Nun wird es am Sonntag ein Vorbereitungsgipfel der europäischen Staats- und Regierungschefs geben, bevor dann nächste Woche bei einem weiteren Treffen Beschlüsse zustande kommen sollen. Merkels Regierungserklärung im Bundestag wird wohl am Mittwoch stattfinden. Die Zeit drängt, weil neben der prekären Lage Griechenlands, beim G20-Gipfel am 3. und 4. November in Cannes auf internationaler Ebene verbindliche europäische Beschlüsse beraten werden sollen.
Bundestag soll nur diskutieren
Unions-Fraktionschef Volker Kauder (CDU) sagte vor der Sitzung, es sei wichtig, dass sich das deutsche Parlament mit den Inhalten beschäftigt, "bevor auf europäischer Ebene Entscheidungen fallen". Das sei auch die Überzeugung der Kanzlerin. Er begrüße, dass am Sonntag in Brüssel zunächst ein Vorbereitungssgipfel stattfinde. Dies biete dem Parlament genügend Zeit zu Beratungen.
Das Gremium der Entscheidung sei aber der Haushaltsausschuss und nicht das Plenum, sagte Kauder weiter. Er machte deutlich, dass die Bundesregierung ohne dieses Mandat des Parlaments keine Handlungsmöglichkeit habe. Er betonte, der festgelegte deutsche Haftungsrahmen von 211 Milliarden Euro dürfe nicht überschritten werden.
Der SPD-Vorsitzende Sigmar Gabriel nannte es dramatisch, dass es bislang keine Einigung der europäischen Regierungen gebe. Auch SPD-Haushälter Carsten Schneider kritisierte die Regierung scharf. Die Koalition habe sich bereits bei der Abstimmung über den EFSF nicht getraut, "der Öffentlichkeit die Wahrheit zu sagen". Die Haftungssumme von 211 Milliarden sei zu gering angesetzt worden. Er betonte, über das gesteigerte Risiko bei einer Hebelung des EFSF müsse sich erneut das gesamte Parlament befassen, "und nicht der Haushaltsausschuss in einer Geheimsitzung".

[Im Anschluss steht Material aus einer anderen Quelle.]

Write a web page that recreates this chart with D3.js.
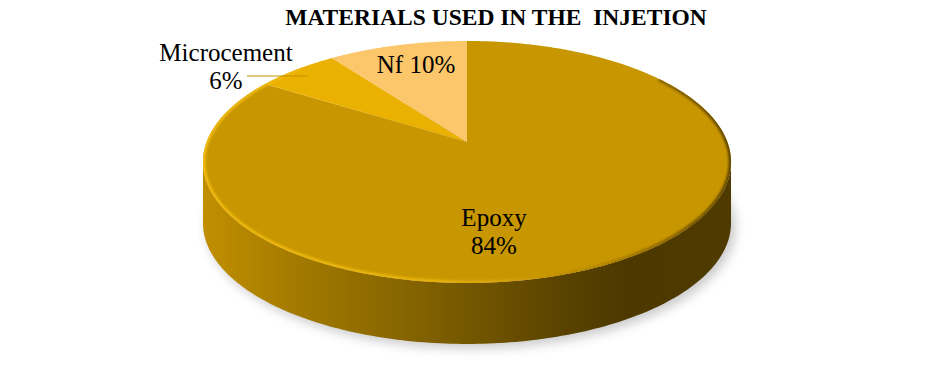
<!DOCTYPE html>
<html>
<head>
<meta charset="utf-8">
<script src="https://cdn.jsdelivr.net/npm/d3@7"></script>
<style>
  body { margin: 0; background: #fff; }
  svg { display: block; }
</style>
</head>
<body>
<div id="chart"></div>
<script>
const title = "MATERIALS USED IN THE\u00a0\u00a0INJETION";
const categories = ["Epoxy", "Microcement", "Nf"];
const values = [84, 6, 10];
const topColors = ["#C89600", "#EBB100", "#FCC66B"];

const width = 933, height = 366;
const serif = "'Liberation Serif', 'Times New Roman', 'DejaVu Serif', serif";

// projection of the tilted disk (perspective)
const cx = 467, cy = 142, a = 260.4, b = 117.7, k = 0.165, depth = 61;

function proj(r, ang) {
  let u = r * Math.sin(ang), v = -r * Math.cos(ang);
  let d = 1 - k * v;
  return [cx + a * u / d, cy + b * v / d];
}

function arcPoints(a0, a1, r, n) {
  let pts = [];
  let steps = Math.max(2, Math.ceil(Math.abs(a1 - a0) / (Math.PI / 180) * (n || 1)));
  for (let i = 0; i <= steps; i++) {
    pts.push(proj(r, a0 + (a1 - a0) * i / steps));
  }
  return pts;
}

const line = d3.line();

let svg = d3.select("#chart")
  .append("svg")
  .attr("width", width)
  .attr("height", height);

let defs = svg.append("defs");

let blur = defs.append("filter").attr("id", "shadowBlur")
  .attr("x", "-20%").attr("y", "-20%").attr("width", "140%").attr("height", "140%");
blur.append("feGaussianBlur").attr("stdDeviation", 6);

let soft = defs.append("filter").attr("id", "soft")
  .attr("x", "-10%").attr("y", "-10%").attr("width", "120%").attr("height", "120%");
soft.append("feGaussianBlur").attr("stdDeviation", 1.2);

let sideGrad = defs.append("linearGradient").attr("id", "sideGrad")
  .attr("gradientUnits", "userSpaceOnUse")
  .attr("x1", cx - 265).attr("x2", cx + 265).attr("y1", 0).attr("y2", 0);
[[0, "#C18F00"], [0.2, "#A07800"], [0.45, "#7C5D00"], [0.68, "#5A4300"], [0.8, "#4D3900"], [1, "#4F3A00"]]
  .forEach(s => sideGrad.append("stop").attr("offset", s[0]).attr("stop-color", s[1]));

let rimGrad = defs.append("linearGradient").attr("id", "rimGrad")
  .attr("gradientUnits", "userSpaceOnUse")
  .attr("x1", cx - 265).attr("x2", cx + 265).attr("y1", 0).attr("y2", 0);
[[0, "#F2BB10"], [0.45, "#E8B210"], [0.75, "#B58600"], [1, "#5E4500"]]
  .forEach(s => rimGrad.append("stop").attr("offset", s[0]).attr("stop-color", s[1]));

// full top ellipse outline
let topOutline = arcPoints(0, 2 * Math.PI, 1, 1);
defs.append("clipPath").attr("id", "topClip")
  .append("path").attr("d", line(topOutline) + "Z");

// widest points of the projected circle
const sideAng = Math.acos(-k);
let frontTop = arcPoints(sideAng, 2 * Math.PI - sideAng, 1, 1);
let frontBottom = frontTop.map(p => [p[0], p[1] + depth]).reverse();

// shadow
svg.append("path")
  .attr("d", line(topOutline.map(p => [p[0] + 4, p[1] + depth + 4])) + "Z")
  .attr("fill", "#000")
  .attr("opacity", 0.22)
  .attr("filter", "url(#shadowBlur)");

// side wall
svg.append("path")
  .attr("d", line(frontTop.concat(frontBottom)) + "Z")
  .attr("fill", "url(#sideGrad)");

// slices
let pie = d3.pie().sort(null).value(d => d)(values);

svg.append("g")
  .selectAll("path")
  .data(pie)
  .join("path")
  .attr("d", d => line([[cx, cy]].concat(arcPoints(d.startAngle, d.endAngle, 1, 2))) + "Z")
  .attr("fill", (d, i) => topColors[i]);

// bevel rim on the top face
svg.append("g")
  .attr("clip-path", "url(#topClip)")
  .append("path")
  .attr("d", line(arcPoints(0.3 * Math.PI, 1.75 * Math.PI, 1, 1)))
  .attr("fill", "none")
  .attr("stroke", "url(#rimGrad)")
  .attr("stroke-width", 5)
  .attr("filter", "url(#soft)");

// title
svg.append("text")
  .attr("x", 496)
  .attr("y", 25)
  .attr("text-anchor", "middle")
  .style("font-family", serif)
  .style("font-size", "23.5px")
  .style("font-weight", "bold")
  .text(title);

// data labels
const labelSpots = {
  "Epoxy": { x: 494, y: 226, lines: 2 },
  "Microcement": { x: 226, y: 61, lines: 2 },
  "Nf": { x: 416, y: 73, lines: 1 }
};

let labels = svg.append("g")
  .style("font-family", serif)
  .style("font-size", "25px")
  .attr("fill", "#000");
categories.forEach((c, i) => {
  let s = labelSpots[c];
  let t = labels.append("text").attr("text-anchor", "middle").attr("x", s.x).attr("y", s.y);
  if (s.lines === 2) {
    t.append("tspan").attr("x", s.x).text(c);
    t.append("tspan").attr("x", s.x).attr("dy", 28).text(values[i] + "%");
  } else {
    t.text(c + " " + values[i] + "%");
  }
});

// leader line for Microcement
let mid = pie[1];
let leaderEnd = proj(0.93, (mid.startAngle + mid.endAngle) / 2);
svg.append("line")
  .attr("x1", 247).attr("y1", 76)
  .attr("x2", leaderEnd[0]).attr("y2", 76)
  .attr("stroke", "#C49000")
  .attr("stroke-width", 1);
</script>
</body>
</html>
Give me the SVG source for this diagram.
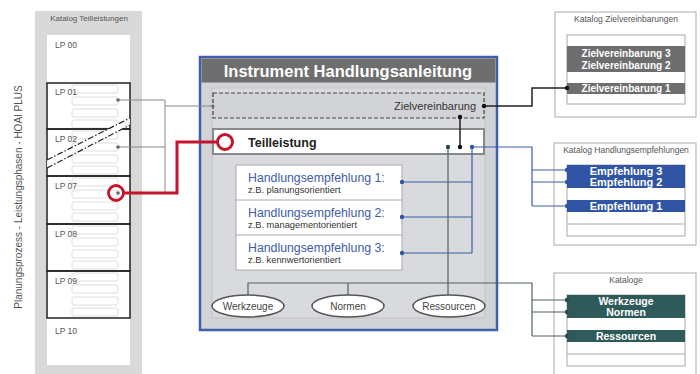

Auch der CDU-Innenexperte Wolfgang Bosbach, der gegen den EFSF gestimmt hatte und deswegen von Kanzleramtsminister Ronald Pofalla (CDU) beschimpft worden war, sprach sich für eine Plenarbefassung aus. Zwar sei für eine Zustimmung formal nur der Haushaltsausschuss zuständig, da der Haftungsrahmen nicht überschritten werde, aber "unter politischen Gesichtspunkten müsse es eine Entscheidung aller Parlamentarier geben".